• **REQUIRED WORK**: Start at the line containing "Give me the", stop at the line containing "const yAxisName = '%';", and please reproduce every line in between, both ends included, without pictures.

• **GIVEN INFORMATION**:
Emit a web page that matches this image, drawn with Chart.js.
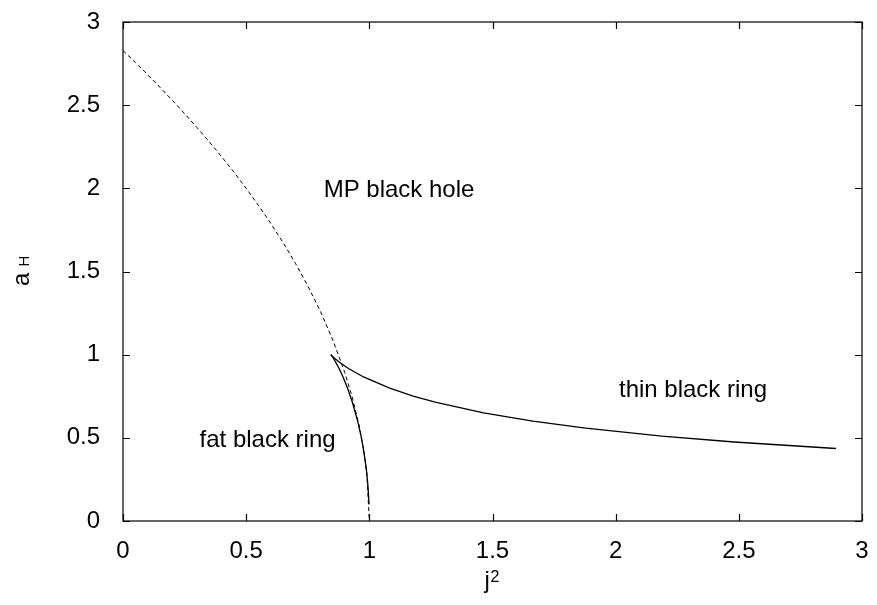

---

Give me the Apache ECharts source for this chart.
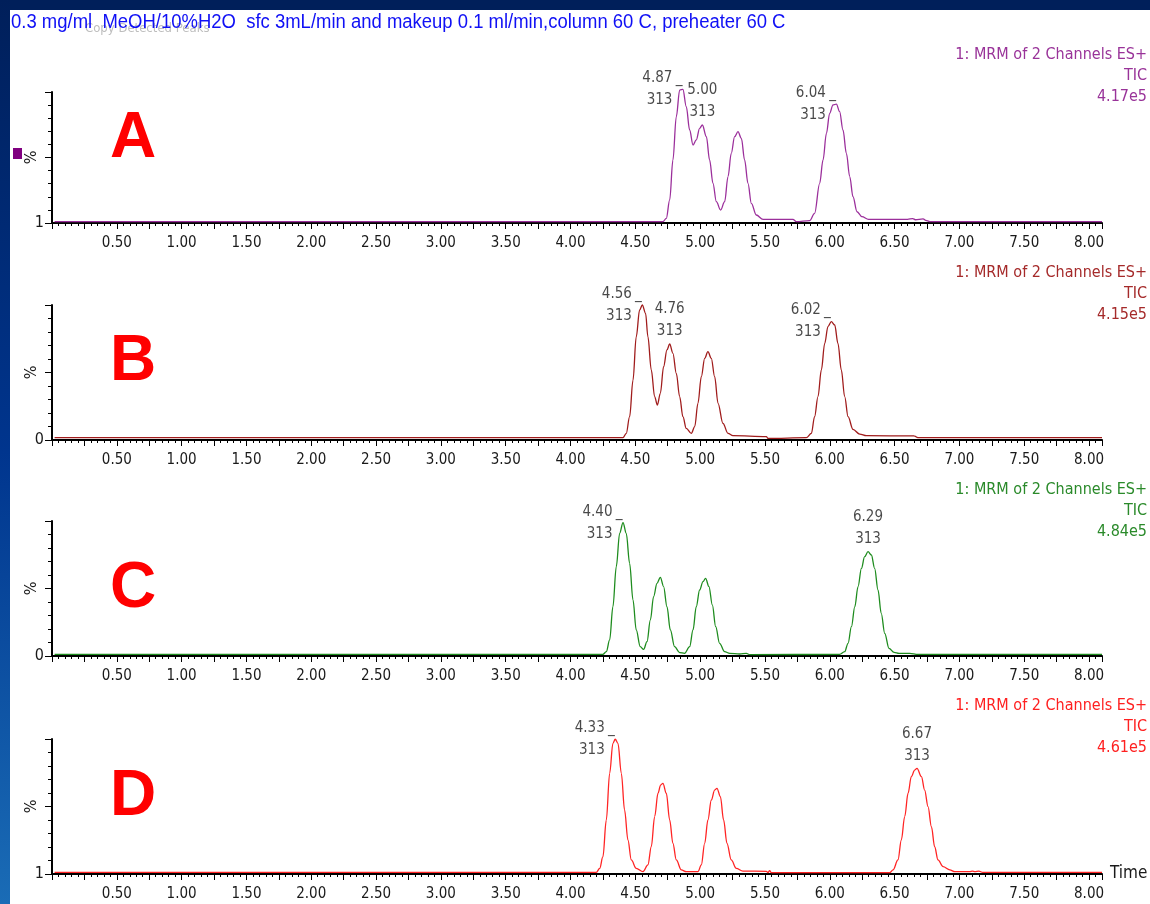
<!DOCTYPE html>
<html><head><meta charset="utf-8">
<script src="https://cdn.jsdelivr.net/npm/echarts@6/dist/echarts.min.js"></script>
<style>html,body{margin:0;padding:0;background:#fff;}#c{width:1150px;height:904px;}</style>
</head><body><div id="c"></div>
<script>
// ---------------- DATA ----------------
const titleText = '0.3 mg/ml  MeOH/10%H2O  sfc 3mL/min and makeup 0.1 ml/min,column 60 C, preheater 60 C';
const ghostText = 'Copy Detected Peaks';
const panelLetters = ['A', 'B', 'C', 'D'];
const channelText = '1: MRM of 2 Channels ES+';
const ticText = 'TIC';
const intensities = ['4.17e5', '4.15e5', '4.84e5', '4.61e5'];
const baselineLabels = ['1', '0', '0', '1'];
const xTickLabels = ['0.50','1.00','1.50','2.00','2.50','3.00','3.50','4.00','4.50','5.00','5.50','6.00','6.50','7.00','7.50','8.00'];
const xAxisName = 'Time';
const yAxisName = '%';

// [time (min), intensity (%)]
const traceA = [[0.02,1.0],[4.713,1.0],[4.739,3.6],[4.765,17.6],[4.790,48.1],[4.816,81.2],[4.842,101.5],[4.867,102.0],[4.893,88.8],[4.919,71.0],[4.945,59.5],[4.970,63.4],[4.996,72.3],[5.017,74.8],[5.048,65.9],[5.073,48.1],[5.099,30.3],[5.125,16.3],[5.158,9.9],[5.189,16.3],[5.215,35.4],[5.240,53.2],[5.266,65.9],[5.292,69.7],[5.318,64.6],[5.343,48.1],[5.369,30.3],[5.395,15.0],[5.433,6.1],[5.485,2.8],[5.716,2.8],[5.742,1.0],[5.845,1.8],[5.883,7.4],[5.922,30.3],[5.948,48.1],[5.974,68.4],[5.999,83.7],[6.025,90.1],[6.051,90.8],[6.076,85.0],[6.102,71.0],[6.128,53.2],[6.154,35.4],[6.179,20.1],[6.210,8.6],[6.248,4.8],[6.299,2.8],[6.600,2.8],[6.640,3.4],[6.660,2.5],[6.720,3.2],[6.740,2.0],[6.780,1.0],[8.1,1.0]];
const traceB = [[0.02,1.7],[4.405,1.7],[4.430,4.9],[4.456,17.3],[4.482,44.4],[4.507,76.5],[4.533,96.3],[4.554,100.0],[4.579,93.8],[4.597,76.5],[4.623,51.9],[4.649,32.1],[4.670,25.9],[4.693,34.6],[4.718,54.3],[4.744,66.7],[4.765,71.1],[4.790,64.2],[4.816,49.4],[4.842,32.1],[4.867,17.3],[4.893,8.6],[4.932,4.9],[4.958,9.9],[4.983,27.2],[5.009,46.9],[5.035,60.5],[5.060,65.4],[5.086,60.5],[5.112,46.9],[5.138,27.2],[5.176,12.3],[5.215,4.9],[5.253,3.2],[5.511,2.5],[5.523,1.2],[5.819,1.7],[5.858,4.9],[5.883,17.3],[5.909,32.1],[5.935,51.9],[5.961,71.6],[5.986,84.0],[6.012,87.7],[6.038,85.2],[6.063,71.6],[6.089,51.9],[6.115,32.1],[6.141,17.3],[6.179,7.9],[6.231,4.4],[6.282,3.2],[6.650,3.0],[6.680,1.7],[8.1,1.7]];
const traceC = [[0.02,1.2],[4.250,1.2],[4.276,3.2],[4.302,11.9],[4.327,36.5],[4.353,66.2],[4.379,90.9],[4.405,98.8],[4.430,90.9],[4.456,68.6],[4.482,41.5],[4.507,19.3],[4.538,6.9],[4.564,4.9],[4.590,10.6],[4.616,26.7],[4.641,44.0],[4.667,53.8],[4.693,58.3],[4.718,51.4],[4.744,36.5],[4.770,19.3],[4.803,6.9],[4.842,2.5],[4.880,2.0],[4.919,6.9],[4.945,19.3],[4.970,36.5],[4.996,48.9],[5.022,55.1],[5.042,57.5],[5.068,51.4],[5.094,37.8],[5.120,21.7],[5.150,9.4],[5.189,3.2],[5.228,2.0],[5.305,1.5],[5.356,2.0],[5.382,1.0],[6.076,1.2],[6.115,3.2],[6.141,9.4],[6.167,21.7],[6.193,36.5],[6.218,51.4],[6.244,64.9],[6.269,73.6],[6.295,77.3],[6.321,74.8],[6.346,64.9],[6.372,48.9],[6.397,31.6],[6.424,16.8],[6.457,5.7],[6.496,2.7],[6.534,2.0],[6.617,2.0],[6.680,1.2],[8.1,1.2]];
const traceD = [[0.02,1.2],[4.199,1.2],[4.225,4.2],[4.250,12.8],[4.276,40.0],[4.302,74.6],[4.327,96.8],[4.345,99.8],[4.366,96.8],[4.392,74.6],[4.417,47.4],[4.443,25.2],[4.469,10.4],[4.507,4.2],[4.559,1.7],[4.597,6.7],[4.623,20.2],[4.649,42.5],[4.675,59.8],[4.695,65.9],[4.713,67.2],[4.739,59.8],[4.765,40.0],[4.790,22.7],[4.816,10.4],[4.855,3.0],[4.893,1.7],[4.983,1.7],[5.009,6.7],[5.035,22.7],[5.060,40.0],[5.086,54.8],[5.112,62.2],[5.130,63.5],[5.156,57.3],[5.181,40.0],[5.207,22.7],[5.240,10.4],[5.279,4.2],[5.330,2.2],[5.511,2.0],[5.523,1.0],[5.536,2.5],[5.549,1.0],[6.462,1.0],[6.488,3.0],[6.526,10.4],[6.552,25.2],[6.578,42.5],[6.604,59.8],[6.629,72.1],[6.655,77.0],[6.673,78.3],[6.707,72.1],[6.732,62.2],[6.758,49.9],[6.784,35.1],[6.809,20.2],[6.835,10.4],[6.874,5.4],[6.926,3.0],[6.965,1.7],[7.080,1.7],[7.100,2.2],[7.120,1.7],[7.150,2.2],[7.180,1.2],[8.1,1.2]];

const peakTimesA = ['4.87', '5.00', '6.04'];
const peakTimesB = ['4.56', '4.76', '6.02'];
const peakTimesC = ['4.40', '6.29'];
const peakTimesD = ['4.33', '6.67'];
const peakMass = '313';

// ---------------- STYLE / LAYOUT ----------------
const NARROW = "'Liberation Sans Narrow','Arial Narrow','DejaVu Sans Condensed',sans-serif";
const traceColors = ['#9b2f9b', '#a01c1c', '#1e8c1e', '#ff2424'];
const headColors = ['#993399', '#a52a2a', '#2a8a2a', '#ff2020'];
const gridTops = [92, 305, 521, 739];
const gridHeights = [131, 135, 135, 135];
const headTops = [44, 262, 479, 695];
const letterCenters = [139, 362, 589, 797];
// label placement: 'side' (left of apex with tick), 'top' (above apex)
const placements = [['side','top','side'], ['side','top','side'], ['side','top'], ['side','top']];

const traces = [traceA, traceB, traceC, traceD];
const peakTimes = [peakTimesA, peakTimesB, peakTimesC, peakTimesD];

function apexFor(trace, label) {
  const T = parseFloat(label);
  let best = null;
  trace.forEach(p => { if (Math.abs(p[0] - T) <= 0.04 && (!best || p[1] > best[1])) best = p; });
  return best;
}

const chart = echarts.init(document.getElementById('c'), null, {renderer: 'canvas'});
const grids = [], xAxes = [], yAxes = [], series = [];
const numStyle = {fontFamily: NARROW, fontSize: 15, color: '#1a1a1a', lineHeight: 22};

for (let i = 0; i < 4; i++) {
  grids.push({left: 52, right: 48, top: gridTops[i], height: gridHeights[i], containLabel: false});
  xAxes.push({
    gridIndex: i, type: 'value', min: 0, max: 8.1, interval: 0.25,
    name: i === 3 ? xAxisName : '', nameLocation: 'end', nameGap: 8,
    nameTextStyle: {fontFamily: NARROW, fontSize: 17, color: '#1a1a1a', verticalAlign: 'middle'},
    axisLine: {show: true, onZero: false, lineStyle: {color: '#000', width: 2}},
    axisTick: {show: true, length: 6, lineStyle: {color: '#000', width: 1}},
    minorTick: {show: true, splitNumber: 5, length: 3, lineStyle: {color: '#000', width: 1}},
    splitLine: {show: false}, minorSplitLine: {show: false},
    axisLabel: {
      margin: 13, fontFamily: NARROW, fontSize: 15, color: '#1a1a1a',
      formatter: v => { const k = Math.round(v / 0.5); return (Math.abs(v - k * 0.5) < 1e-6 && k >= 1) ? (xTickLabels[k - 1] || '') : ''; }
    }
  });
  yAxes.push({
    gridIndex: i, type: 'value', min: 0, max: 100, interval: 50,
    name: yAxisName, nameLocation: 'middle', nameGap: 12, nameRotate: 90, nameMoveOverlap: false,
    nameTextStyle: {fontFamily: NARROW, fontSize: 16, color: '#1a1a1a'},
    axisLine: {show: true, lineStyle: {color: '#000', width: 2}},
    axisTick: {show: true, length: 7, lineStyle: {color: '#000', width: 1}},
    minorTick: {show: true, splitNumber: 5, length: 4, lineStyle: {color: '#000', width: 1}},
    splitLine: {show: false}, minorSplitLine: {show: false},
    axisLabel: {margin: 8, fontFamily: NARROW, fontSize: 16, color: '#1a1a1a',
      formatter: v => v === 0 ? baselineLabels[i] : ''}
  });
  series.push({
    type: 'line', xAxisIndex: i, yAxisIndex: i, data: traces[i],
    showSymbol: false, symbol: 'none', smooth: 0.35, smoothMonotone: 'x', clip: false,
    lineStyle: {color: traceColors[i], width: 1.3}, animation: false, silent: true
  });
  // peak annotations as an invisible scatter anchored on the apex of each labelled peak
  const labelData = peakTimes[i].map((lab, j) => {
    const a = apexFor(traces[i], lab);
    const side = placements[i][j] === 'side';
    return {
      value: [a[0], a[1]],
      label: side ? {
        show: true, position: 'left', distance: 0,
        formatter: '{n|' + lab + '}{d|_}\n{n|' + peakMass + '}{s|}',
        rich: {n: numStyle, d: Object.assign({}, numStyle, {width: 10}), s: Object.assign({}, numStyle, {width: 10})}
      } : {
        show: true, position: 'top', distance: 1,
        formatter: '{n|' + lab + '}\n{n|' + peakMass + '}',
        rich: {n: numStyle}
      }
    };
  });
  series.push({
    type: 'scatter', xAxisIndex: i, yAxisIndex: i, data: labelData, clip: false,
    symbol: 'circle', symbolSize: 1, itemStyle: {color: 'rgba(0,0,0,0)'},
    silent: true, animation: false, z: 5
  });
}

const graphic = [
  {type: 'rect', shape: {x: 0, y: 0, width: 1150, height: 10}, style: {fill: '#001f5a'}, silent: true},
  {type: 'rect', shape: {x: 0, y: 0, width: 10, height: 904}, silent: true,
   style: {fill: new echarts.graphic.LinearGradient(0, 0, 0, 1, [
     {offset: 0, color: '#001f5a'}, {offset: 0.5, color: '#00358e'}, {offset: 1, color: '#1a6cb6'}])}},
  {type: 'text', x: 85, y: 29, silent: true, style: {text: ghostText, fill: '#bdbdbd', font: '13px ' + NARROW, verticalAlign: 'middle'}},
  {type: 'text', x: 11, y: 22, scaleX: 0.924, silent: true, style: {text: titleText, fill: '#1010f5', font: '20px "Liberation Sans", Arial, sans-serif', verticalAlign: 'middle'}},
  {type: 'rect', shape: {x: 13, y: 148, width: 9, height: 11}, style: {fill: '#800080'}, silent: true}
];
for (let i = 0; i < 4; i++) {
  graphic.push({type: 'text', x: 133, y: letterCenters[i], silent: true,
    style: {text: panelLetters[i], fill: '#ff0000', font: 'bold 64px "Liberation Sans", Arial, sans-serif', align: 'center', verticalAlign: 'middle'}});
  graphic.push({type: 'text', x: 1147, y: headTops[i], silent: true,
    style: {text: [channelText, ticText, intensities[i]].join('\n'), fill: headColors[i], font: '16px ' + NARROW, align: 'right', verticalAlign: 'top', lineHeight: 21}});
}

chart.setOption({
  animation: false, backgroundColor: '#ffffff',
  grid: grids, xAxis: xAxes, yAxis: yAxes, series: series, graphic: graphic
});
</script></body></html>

• **RESULT OF THIS TASK**:
Give me the Apache ECharts source for this chart.
<!DOCTYPE html>
<html><head><meta charset="utf-8">
<script src="https://cdn.jsdelivr.net/npm/echarts@6/dist/echarts.min.js"></script>
<style>html,body{margin:0;padding:0;background:#fff;}#c{width:1150px;height:904px;}</style>
</head><body><div id="c"></div>
<script>
// ---------------- DATA ----------------
const titleText = '0.3 mg/ml  MeOH/10%H2O  sfc 3mL/min and makeup 0.1 ml/min,column 60 C, preheater 60 C';
const ghostText = 'Copy Detected Peaks';
const panelLetters = ['A', 'B', 'C', 'D'];
const channelText = '1: MRM of 2 Channels ES+';
const ticText = 'TIC';
const intensities = ['4.17e5', '4.15e5', '4.84e5', '4.61e5'];
const baselineLabels = ['1', '0', '0', '1'];
const xTickLabels = ['0.50','1.00','1.50','2.00','2.50','3.00','3.50','4.00','4.50','5.00','5.50','6.00','6.50','7.00','7.50','8.00'];
const xAxisName = 'Time';
const yAxisName = '%';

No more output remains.